A CVR lets the buyer avoid paying full value upfront for an uncertain asset, while giving sellers or target shareholders a possible future payment if the asset performs. The right may be tied to drug approvals, sales milestones, litigation outcomes, asset sales, regulatory events, or other measurable triggers.
Key Takeaways
- CVRs provide possible future payments tied to specified milestones.
- They are common when deal value depends on uncertain post-closing events.
- CVRs can be transferable or nontransferable depending on the agreement.
- The payout depends on contract terms, timing, definitions, and enforcement rights.
- Investors should not treat a CVR as guaranteed merger consideration.
How CVRs Work
In an acquisition, the buyer may pay cash or stock at closing and issue CVRs to target shareholders. The CVR agreement defines the milestones, payout amounts, deadlines, calculation methods, rights agent, reporting duties, and dispute process. If the milestone is met, holders receive the specified payment. If it is not met, the CVR may expire worthless.
Biotechnology deals often use CVRs because a drug candidate may be valuable if approved but worth far less if trials fail or regulators reject it. A CVR can bridge that valuation gap without forcing one side to concede the full uncertainty at closing.
What Determines CVR Value
A CVR's value depends on the probability of the milestone, expected payout, time to payment, legal enforceability, transferability, taxes, and counterparty credit. A high headline payout may be worth little if the milestone is unlikely, loosely defined, or far in the future.
Investors also need to read the buyer's obligations. Some CVRs require commercially reasonable efforts. Others give the buyer broader discretion. That difference can matter because the buyer may control development spending, regulatory strategy, or asset sales after the deal closes.
Transferable Versus Nontransferable CVRs
Type | Investor effect |
|---|---|
Transferable CVR | May trade separately, creating a market price |
Nontransferable CVR | Held by original recipients, often with limited liquidity |
Transferability affects liquidity and valuation. A traded CVR can have visible pricing, though the market may be thin. A nontransferable CVR may be harder to value because holders cannot easily sell it.
Risks and Misreadings
CVRs are contingent. They can expire worthless even when the underlying deal closes successfully. Milestone definitions can be technical, and small wording differences can decide whether payment is owed. Holders may also have limited ability to force business decisions that would improve milestone odds.
Tax treatment can be complicated because the CVR may be part of merger consideration and may produce later payments. Investors should read the merger documents rather than relying on the headline deal price alone.
Example
Suppose a buyer acquires a biotechnology company with a drug candidate still awaiting regulatory approval. The buyer pays $20 per share at closing and grants a CVR that pays another $3 per share if the drug is approved by a stated deadline. If approval occurs on time and the agreement conditions are met, holders receive the payment. If not, the CVR may expire with no value.

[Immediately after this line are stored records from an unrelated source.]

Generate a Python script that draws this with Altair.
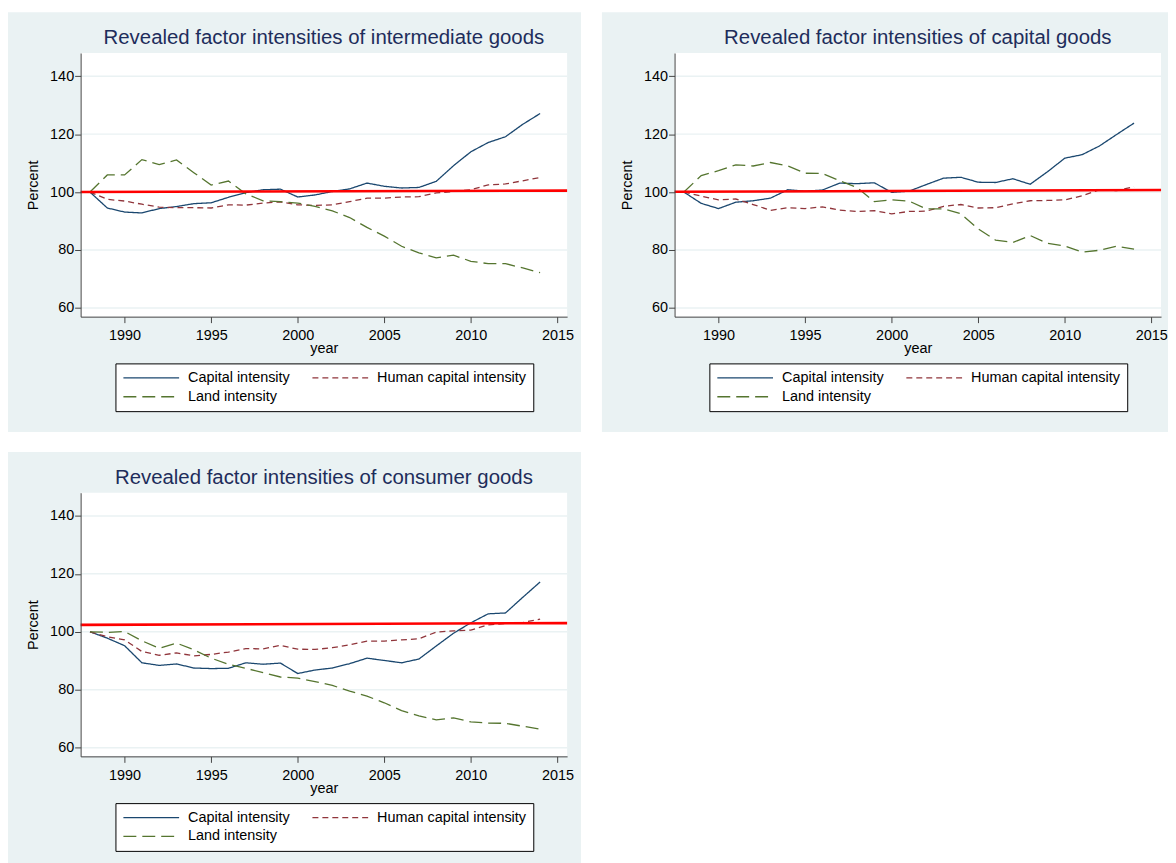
import altair as alt
import pandas as pd

# ---------------- data ----------------
years = list(range(1988, 2015))
series_names = ["Capital intensity", "Human capital intensity", "Land intensity"]

titles = [
    "Revealed factor intensities of intermediate goods",
    "Revealed factor intensities of capital goods",
    "Revealed factor intensities of consumer goods",
]

# intermediate goods
inter_capital = [100, 94.5, 93.1, 92.8, 94.3, 95.0, 96.0, 96.3, 98.2, 99.8, 100.8, 101.0, 98.3, 99.0,
                 100.2, 101.1, 103.1, 102.0, 101.4, 101.6, 103.7, 109.1, 113.9, 117.1, 119.1, 123.4, 127.1]
inter_human = [100, 97.5, 96.9, 95.8, 94.8, 94.6, 94.6, 94.5, 95.6, 95.5, 96.2, 96.6, 95.6, 95.4,
               95.6, 96.7, 97.9, 97.9, 98.3, 98.4, 99.7, 100.2, 100.8, 102.5, 102.8, 103.9, 105.0]
inter_land = [100, 105.9, 105.9, 111.2, 109.5, 111.1, 106.7, 102.4, 103.8, 99.4, 97.0, 96.7, 96.2, 95.1,
              93.5, 91.2, 87.8, 84.8, 81.3, 79.0, 77.3, 78.2, 76.1, 75.3, 75.3, 73.8, 72.2]

# capital goods
cap_capital = [100, 96.1, 94.3, 96.5, 97.0, 97.9, 100.8, 100.3, 100.7, 103.1, 102.9, 103.2, 99.9, 100.3,
               102.6, 104.8, 105.1, 103.4, 103.3, 104.6, 102.7, 107.0, 111.7, 112.9, 115.9, 119.9, 123.8]
cap_human = [100, 98.6, 97.3, 97.6, 95.7, 93.7, 94.6, 94.3, 94.9, 93.8, 93.3, 93.6, 92.5, 93.3,
             93.4, 95.1, 95.7, 94.5, 94.6, 95.9, 97.0, 97.1, 97.3, 98.7, 100.8, 100.5, 101.8]
cap_land = [100, 105.7, 107.4, 109.4, 109.0, 110.2, 109.0, 106.5, 106.4, 103.9, 101.6, 96.7, 97.3, 96.9,
            94.2, 94.2, 92.5, 87.3, 83.4, 82.6, 85.0, 82.3, 81.4, 79.3, 79.9, 81.3, 80.3]

# consumer goods
cons_capital = [100, 97.8, 95.2, 89.3, 88.4, 88.9, 87.5, 87.3, 87.4, 89.3, 88.8, 89.2, 85.6, 86.8,
                87.5, 89.0, 90.9, 90.1, 89.3, 90.6, 95.1, 99.5, 103.1, 106.2, 106.5, 111.9, 117.2]
cons_human = [100, 98.3, 97.2, 93.2, 91.9, 92.7, 91.7, 92.2, 93.0, 94.2, 94.1, 95.3, 94.0, 93.9,
              94.5, 95.5, 96.8, 96.8, 97.2, 97.6, 99.9, 100.3, 100.6, 102.4, 102.9, 103.2, 104.4]
cons_land = [100, 99.8, 100.1, 96.9, 94.3, 96.1, 93.8, 90.9, 88.8, 87.4, 85.9, 84.4, 84.0, 82.8,
             81.5, 79.5, 77.8, 75.5, 72.8, 71.0, 69.6, 70.3, 68.9, 68.5, 68.4, 67.4, 66.4]

# red reference line (start / end values across the plot)
ref_years = [1987.46, 2015.56]
ref_inter = [100.0, 100.5]
ref_cap = [100.1, 100.7]
ref_cons = [102.4, 103.0]

grid_values = [60, 80, 100, 120, 140]
x_ticks = [1990, 1995, 2000, 2005, 2010, 2015]

# ---------------- style ----------------
FONT = "Liberation Sans"
BG = "#EAF2F3"
W, H = 489, 265
X_DOMAIN = [1987.46, 2015.56]
Y_DOMAIN = [57.0, 148.0]
COLORS = ["#1a476f", "#90353b", "#55752f"]
DASHES = [[1, 0], [6, 4], [13, 6]]

X_AXIS = alt.Axis(values=x_ticks, format="d", title="year", titleFont=FONT,
                  titleFontSize=14.5, titleFontWeight="normal", titleColor="black",
                  titlePadding=0, labelFont=FONT, labelFontSize=14.5,
                  labelColor="black", tickSize=6, tickColor="#444",
                  domainColor="#444", grid=False, labelPadding=6, zindex=1)
Y_AXIS = alt.Axis(values=grid_values, title="Percent", titleFont=FONT,
                  titleFontSize=14.5, titleFontWeight="normal", titleColor="black",
                  titlePadding=9, labelFont=FONT, labelFontSize=14.5,
                  labelColor="black", tickSize=6, tickColor="#444",
                  domainColor="#444", grid=False, labelPadding=1, zindex=1)


def panel(title, cap, hum, land, ref_vals, right_pad):
    rows = []
    for name, vals in zip(series_names, [cap, hum, land]):
        for y, v in zip(years, vals):
            rows.append({"year": y, "value": v, "series": name})
    df = pd.DataFrame(rows)

    xs = alt.Scale(domain=X_DOMAIN, nice=False, zero=False)
    ys = alt.Scale(domain=Y_DOMAIN, nice=False, zero=False)

    bg = alt.Chart(pd.DataFrame({"a": [0]})).mark_rect(color=BG).encode(
        x=alt.value(-73), x2=alt.value(W + right_pad), y=alt.value(-41), y2=alt.value(H + 116)
    )
    plotbg = alt.Chart(pd.DataFrame({"a": [0]})).mark_rect(color="white").encode(
        x=alt.value(0), x2=alt.value(W), y=alt.value(0), y2=alt.value(H)
    )
    grid = alt.Chart(pd.DataFrame({"value": grid_values})).mark_rule(
        color=BG, strokeWidth=1.5
    ).encode(
        y=alt.Y("value:Q", scale=ys, axis=Y_AXIS), x=alt.value(0), x2=alt.value(W)
    )
    ttl = alt.Chart(pd.DataFrame({"t": [title]})).mark_text(
        font=FONT, fontSize=20.5, color="#1E2D5B", align="center", baseline="middle"
    ).encode(text="t:N", x=alt.value(W / 2), y=alt.value(-15))

    legend = alt.Legend(
        orient="none", legendX=35, legendY=H + 47, columns=2, direction="horizontal",
        title=None, symbolType="stroke", symbolSize=3136, symbolStrokeWidth=1.3,
        clipHeight=15,
        labelFont=FONT, labelFontSize=14.5, labelColor="black", labelOffset=8,
        fillColor="white", strokeColor="black", padding=7, columnPadding=21,
        rowPadding=3, labelLimit=300,
    )
    lines = alt.Chart(df).mark_line(strokeWidth=1.3).encode(
        x=alt.X("year:Q", scale=xs, axis=X_AXIS),
        y=alt.Y("value:Q", scale=ys, axis=Y_AXIS),
        color=alt.Color("series:N", scale=alt.Scale(domain=series_names, range=COLORS),
                        legend=legend),
        strokeDash=alt.StrokeDash("series:N", scale=alt.Scale(domain=series_names, range=DASHES),
                                  legend=legend),
        detail="series:N",
    )
    ref = alt.Chart(pd.DataFrame({"year": ref_years, "value": ref_vals})).mark_line(
        color="#FF0000", strokeWidth=2.6
    ).encode(x=alt.X("year:Q", scale=xs, axis=X_AXIS), y=alt.Y("value:Q", scale=ys, axis=Y_AXIS))

    return alt.layer(bg, plotbg, grid, lines, ref, ttl).properties(width=W, height=H)


p1 = panel(titles[0], inter_capital, inter_human, inter_land, ref_inter, 14)
p2 = panel(titles[1], cap_capital, cap_human, cap_land, ref_cap, 7)
p3 = panel(titles[2], cons_capital, cons_human, cons_land, ref_cons, 14)

top = alt.hconcat(p1, p2, spacing=21).resolve_scale(
    color="independent", strokeDash="independent"
).resolve_legend(color="independent", strokeDash="independent")

chart = alt.vconcat(top, p3, spacing=20).resolve_scale(
    color="independent", strokeDash="independent"
).resolve_legend(color="independent", strokeDash="independent").configure(
    background="white",
    padding={"left": 0, "top": 2, "right": 0, "bottom": 0},
).configure_view(stroke=None)

chart.save("out.html", embed_options={"renderer": "svg", "actions": False})
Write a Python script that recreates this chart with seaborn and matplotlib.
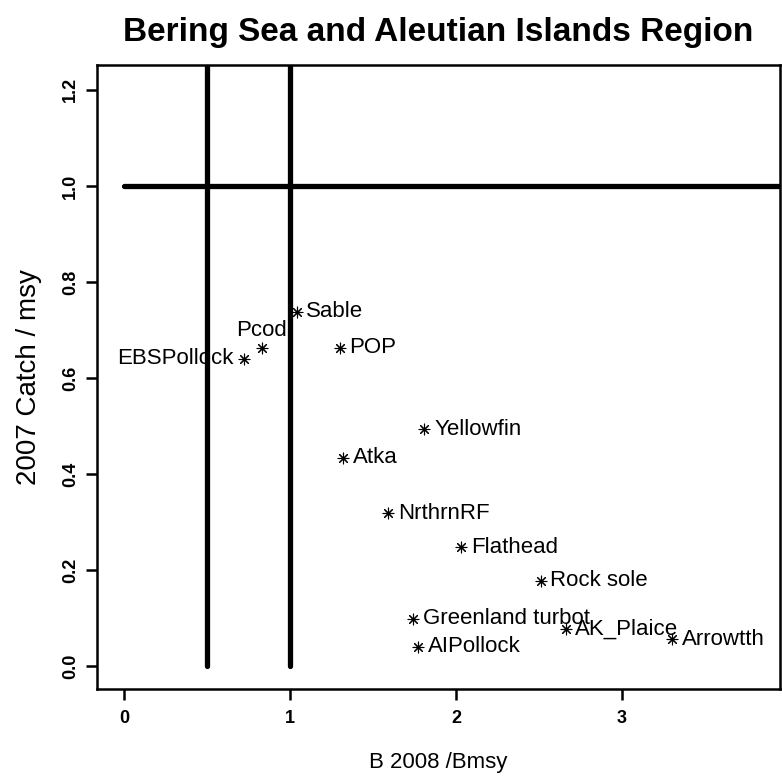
import matplotlib
matplotlib.use("Agg")
import matplotlib.pyplot as plt
import seaborn as sns
import pandas as pd

# stock status values
species = ["Sable", "Pcod", "EBSPollock", "POP", "Yellowfin", "Atka", "NrthrnRF",
           "Flathead", "Rock sole", "Greenland turbot", "AIPollock", "AK_Plaice", "Arrowtth"]
b_ratio = [1.04, 0.83, 0.72, 1.30, 1.81, 1.32, 1.59, 2.03, 2.51, 1.74, 1.77, 2.66, 3.30]
catch_ratio = [0.738, 0.663, 0.640, 0.663, 0.493, 0.434, 0.318, 0.247, 0.177, 0.098, 0.040, 0.077, 0.056]
label_side = ["right", "top", "left", "right", "right", "right", "right",
              "right", "right", "right", "right", "right", "right"]

x_ticks = [0, 1, 2, 3]
y_ticks = [0.0, 0.2, 0.4, 0.6, 0.8, 1.0, 1.2]
b_limits = [0.5, 1.0]
catch_limit = 1.0

df = pd.DataFrame({"species": species, "b": b_ratio, "catch": catch_ratio, "side": label_side})

sns.set_style("ticks")
plt.rcParams['font.family'] = ['Liberation Sans', 'DejaVu Sans']
plt.rcParams.update({"text.color": "black", "axes.labelcolor": "black",
                     "xtick.color": "black", "ytick.color": "black"})

fig = plt.figure(figsize=(7.82, 7.78), dpi=100)
ax = fig.add_axes([0.124, 0.1144, 0.873, 0.8021])

# reference lines
for v in b_limits:
    ax.plot([v, v], [0, 1.5], color="black", lw=3.8, solid_capstyle="round", zorder=1)
ax.plot([0, 5], [catch_limit, catch_limit], color="black", lw=3.8, solid_capstyle="round", zorder=1)

sns.scatterplot(data=df, x="b", y="catch", marker=(8, 2, 0), s=60, color="black",
                linewidth=0.8, ax=ax, zorder=3, legend=False)

for _, r in df.iterrows():
    if r.side == "right":
        ax.annotate(r.species, (r.b, r.catch), xytext=(7, 0), textcoords="offset points",
                    ha="left", va="center", fontsize=16)
    elif r.side == "left":
        ax.annotate(r.species, (r.b, r.catch), xytext=(-7, 0), textcoords="offset points",
                    ha="right", va="center", fontsize=16)
    else:
        ax.annotate(r.species, (r.b, r.catch), xytext=(0, 5), textcoords="offset points",
                    ha="center", va="bottom", fontsize=16)

ax.set_xlim(-0.163, 3.95)
ax.set_ylim(-0.048, 1.252)
ax.set_xticks(x_ticks)
ax.set_xticklabels([str(t) for t in x_ticks], fontsize=13, fontweight="bold")
ax.set_yticks(y_ticks)
ax.set_yticklabels(["%.1f" % t for t in y_ticks], fontsize=13, fontweight="bold",
                   rotation=90, va="center")
ax.tick_params(axis="both", direction="out", length=8, width=1.8, color="black")
ax.tick_params(axis="x", pad=7)
ax.tick_params(axis="y", pad=5)
for s in ax.spines.values():
    s.set_visible(True)
    s.set_linewidth(1.8)
    s.set_color("black")

ax.set_xlabel("B 2008 /Bmsy", fontsize=16, labelpad=18)
ax.set_ylabel("2007 Catch / msy", fontsize=20, labelpad=14)
ax.set_title("Bering Sea and Aleutian Islands Region", fontsize=24, fontweight="bold", pad=17)

fig.savefig("out.png", dpi=100)
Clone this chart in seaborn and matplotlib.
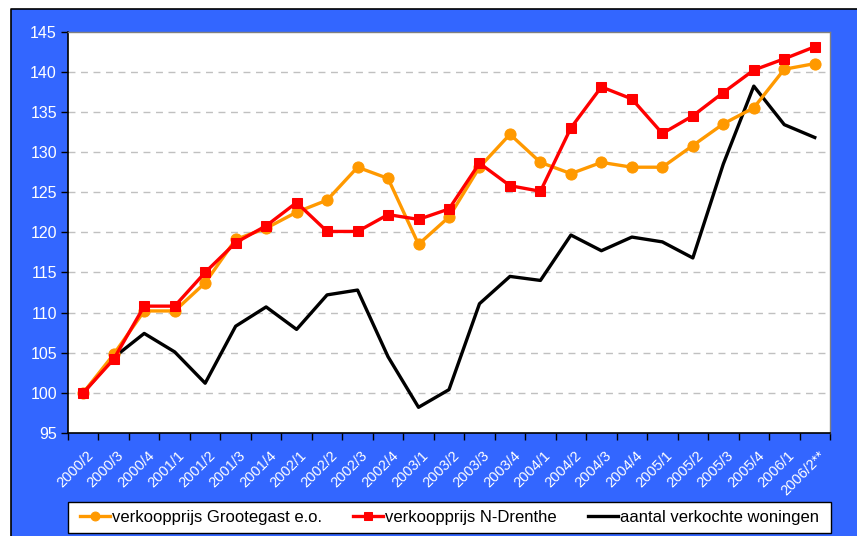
import matplotlib
matplotlib.use("Agg")
import matplotlib.pyplot as plt
import matplotlib.patches as mpatches
import matplotlib.lines as mlines
import matplotlib.transforms as mtransforms
import seaborn as sns
import pandas as pd
import numpy as np

categories = ["2000/2", "2000/3", "2000/4", "2001/1", "2001/2", "2001/3", "2001/4",
              "2002/1", "2002/2", "2002/3", "2002/4", "2003/1", "2003/2", "2003/3",
              "2003/4", "2004/1", "2004/2", "2004/3", "2004/4", "2005/1", "2005/2",
              "2005/3", "2005/4", "2006/1", "2006/2**"]
grootegast = [100, 104.8, 110.2, 110.2, 113.7, 119.1, 120.5, 122.5, 124.0, 128.1, 126.7,
              118.5, 121.9, 128.1, 132.2, 128.7, 127.3, 128.7, 128.1, 128.1, 130.8,
              133.5, 135.5, 140.3, 141.0]
drenthe = [100, 104.2, 110.8, 110.8, 115.0, 118.7, 120.8, 123.7, 120.1, 120.1, 122.2,
           121.6, 122.9, 128.6, 125.8, 125.1, 133.0, 138.1, 136.6, 132.3, 134.5,
           137.4, 140.2, 141.6, 143.1]
verkocht = [100, 104.4, 107.4, 105.1, 101.2, 108.3, 110.7, 107.9, 112.2, 112.8, 104.5,
            98.2, 100.4, 111.1, 114.5, 114.0, 119.65, 117.7, 119.4, 118.8, 116.8,
            128.5, 138.2, 133.4, 131.8]
series_names = ["verkoopprijs Grootegast e.o.", "verkoopprijs N-Drenthe",
                "aantal verkochte woningen"]
y_ticks = [95, 100, 105, 110, 115, 120, 125, 130, 135, 140, 145]

BLUE = "#3366FF"
plt.rcParams['font.family'] = ['Liberation Sans', 'DejaVu Sans']

fig = plt.figure(figsize=(8.57, 5.36), dpi=100)
fig.patch.set_facecolor("white")
W, H = 857, 536
bg = mpatches.Rectangle((11 / W, 0), 1 - 11 / W, 1 - 9 / H, transform=fig.transFigure,
                        facecolor=BLUE, edgecolor="none", zorder=-10)
fig.patches.append(bg)
fig.lines.append(mlines.Line2D([11 / W, 11 / W, 1], [0, 1 - 9 / H, 1 - 9 / H],
                               transform=fig.transFigure, color="black",
                               linewidth=1.2, zorder=-9))
# legend box
fig.patches.append(mpatches.Rectangle((68 / W, 1 - 533 / H), 763 / W, 31 / H,
                                      transform=fig.transFigure, facecolor="white",
                                      edgecolor="black", linewidth=1, zorder=-8))

ax = fig.add_axes([68 / W, 1 - 433 / H, 762 / W, (433 - 31.5) / H])
ax.set_zorder(1)
ax.set_facecolor("white")

x = np.arange(len(categories))
df = pd.DataFrame({"x": x, "g": grootegast, "d": drenthe, "v": verkocht})

sns.lineplot(data=df, x="x", y="v", ax=ax, color="black", linewidth=2.4,
             label=series_names[2], zorder=3)
sns.lineplot(data=df, x="x", y="g", ax=ax, color="#FF9900", linewidth=2.4,
             marker="o", markersize=8, markeredgecolor="#FF9900",
             label=series_names[0], zorder=4)
sns.lineplot(data=df, x="x", y="d", ax=ax, color="#FF0000", linewidth=2.4,
             marker="s", markersize=7, markeredgecolor="#FF0000",
             label=series_names[1], zorder=5)

ax.set_xlim(-0.5, len(categories) - 0.5)
ax.set_ylim(95, 145)
ax.set_yticks(y_ticks)
ax.set_yticklabels([str(v) for v in y_ticks], color="white", fontsize=11.5)
ax.tick_params(axis="y", direction="out", length=5, width=1, color="black", pad=3)

for v in y_ticks[1:-1]:
    ax.axhline(v, color="#C0C0C0", linestyle=(0, (5, 4)), linewidth=1, zorder=1)

ax.set_xticks(np.arange(-0.5, len(categories), 1.0))
ax.set_xticklabels([])
ax.tick_params(axis="x", which="major", direction="out", length=5, width=1, color="black")
ax.set_xticks(x, minor=True)
ax.set_xticklabels(categories, minor=True, rotation=45, ha="right",
                   rotation_mode="anchor", color="white", fontsize=10.5)
ax.tick_params(axis="x", which="minor", length=0, pad=11)
offset = mtransforms.ScaledTranslation(3 / 100, 0, fig.dpi_scale_trans)
for lab in ax.get_xticklabels(minor=True):
    lab.set_transform(lab.get_transform() + offset)

ax.set_xlabel("")
ax.set_ylabel("")
for s in ["left", "bottom"]:
    ax.spines[s].set_color("black")
    ax.spines[s].set_linewidth(1.2)
for s in ["top", "right"]:
    ax.spines[s].set_color("#808080")
    ax.spines[s].set_linewidth(1)

handles, labels = ax.get_legend_handles_labels()
order = [labels.index(n) for n in series_names]
ax.get_legend().remove()
leg = fig.legend([handles[i] for i in order], [labels[i] for i in order],
                 loc="center", ncol=3,
                 bbox_to_anchor=((68 + 763 / 2) / W, 1 - 517.5 / H),
                 frameon=False, fontsize=12, handlelength=1.8,
                 handletextpad=0.15, columnspacing=1.85, borderaxespad=0,
                 markerscale=0.8)

fig.savefig("out.png", dpi=100)
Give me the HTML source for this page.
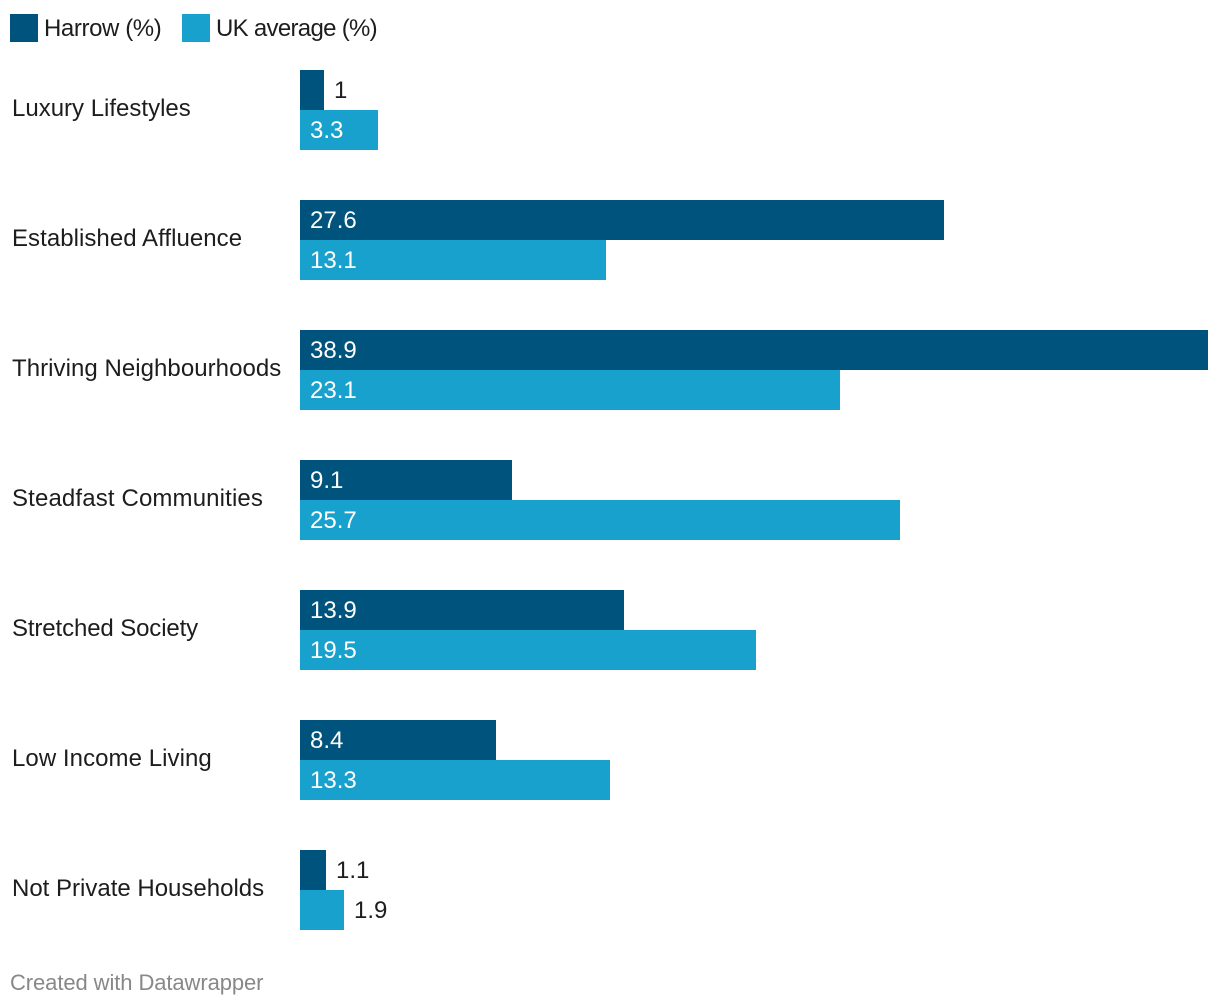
<!DOCTYPE html>
<html lang="en">
<head>
<meta charset="utf-8">
<title>Harrow vs UK average</title>
<style>
html,body{margin:0;padding:0;background:#fff;}
svg{display:block;}
text{font-family:"Liberation Sans",sans-serif;font-size:24px;fill:#1d1d1d;}
</style>
</head>
<body>
<svg id="chart" width="1220" height="1006" viewBox="0 0 1220 1006" xmlns="http://www.w3.org/2000/svg">
  <g>
    <rect x="10" y="14" width="28" height="28" fill="#00537c"/>
    <text x="44" y="36" style="letter-spacing:-0.4px">Harrow (%)</text>
    <rect x="182" y="14" width="28" height="28" fill="#18a1cd"/>
    <text x="216" y="36" style="letter-spacing:-0.7px">UK average (%)</text>
  </g>
  <g id="plot"></g>
  <text x="10" y="990" style="font-size:22px;fill:#888888;letter-spacing:-0.09px">Created with Datawrapper</text>
</svg>
<script>
const categories = ["Luxury Lifestyles","Established Affluence","Thriving Neighbourhoods","Steadfast Communities","Stretched Society","Low Income Living","Not Private Households"];
const harrowValues = [1,27.6,38.9,9.1,13.9,8.4,1.1];
const ukValues = [3.3,13.1,23.1,25.7,19.5,13.3,1.9];

const NS = "http://www.w3.org/2000/svg";
const plot = document.getElementById("plot");
const X0 = 300, PX_PER_UNIT = 454 / 38.9;
const TOP = 70, BAR_H = 40, STEP = 130;
const xLen = v => Math.round(v * PX_PER_UNIT) * 2;
const groupY = i => TOP + i * STEP;
const labelTracking = {
  "Established Affluence": 0.05,
  "Thriving Neighbourhoods": 0.05,
  "Steadfast Communities": 0.14,
  "Stretched Society": -0.12,
  "Low Income Living": 0.06
};

function drawBar(i, slot, value, color, seriesName) {
  const y = groupY(i) + slot * BAR_H;
  const w = xLen(value);
  const rect = document.createElementNS(NS, "rect");
  rect.setAttribute("x", X0);
  rect.setAttribute("y", y);
  rect.setAttribute("width", w);
  rect.setAttribute("height", BAR_H);
  rect.setAttribute("fill", color);
  
  
  plot.appendChild(rect);

  const t = document.createElementNS(NS, "text");
  t.textContent = String(value);
  const inside = w > 60;
  t.setAttribute("x", inside ? X0 + 10 : X0 + w + 10);
  t.setAttribute("y", y + 28);
  if (inside) t.style.fill = "#ffffff";
  
  
  plot.appendChild(t);
}

categories.forEach((name, i) => {
  const label = document.createElementNS(NS, "text");
  label.textContent = name;
  label.setAttribute("x", 12);
  label.setAttribute("y", groupY(i) + 46);
  if (labelTracking[name]) label.style.letterSpacing = labelTracking[name] + "px";
  
  
  plot.appendChild(label);
  drawBar(i, 0, harrowValues[i], "#00537c", "harrow");
  drawBar(i, 1, ukValues[i], "#18a1cd", "uk-average");
});
</script>
</body>
</html>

The example shows why CVRs are often priced like contingent claims. The headline maximum payment is less important than the probability, timing, and enforceability of the milestone.
The Bottom Line
Contingent value rights are future-payment rights tied to specific events after a transaction. They can bridge valuation uncertainty in mergers, but their value depends on contract terms, milestone probability, transferability, and the buyer's post-closing obligations.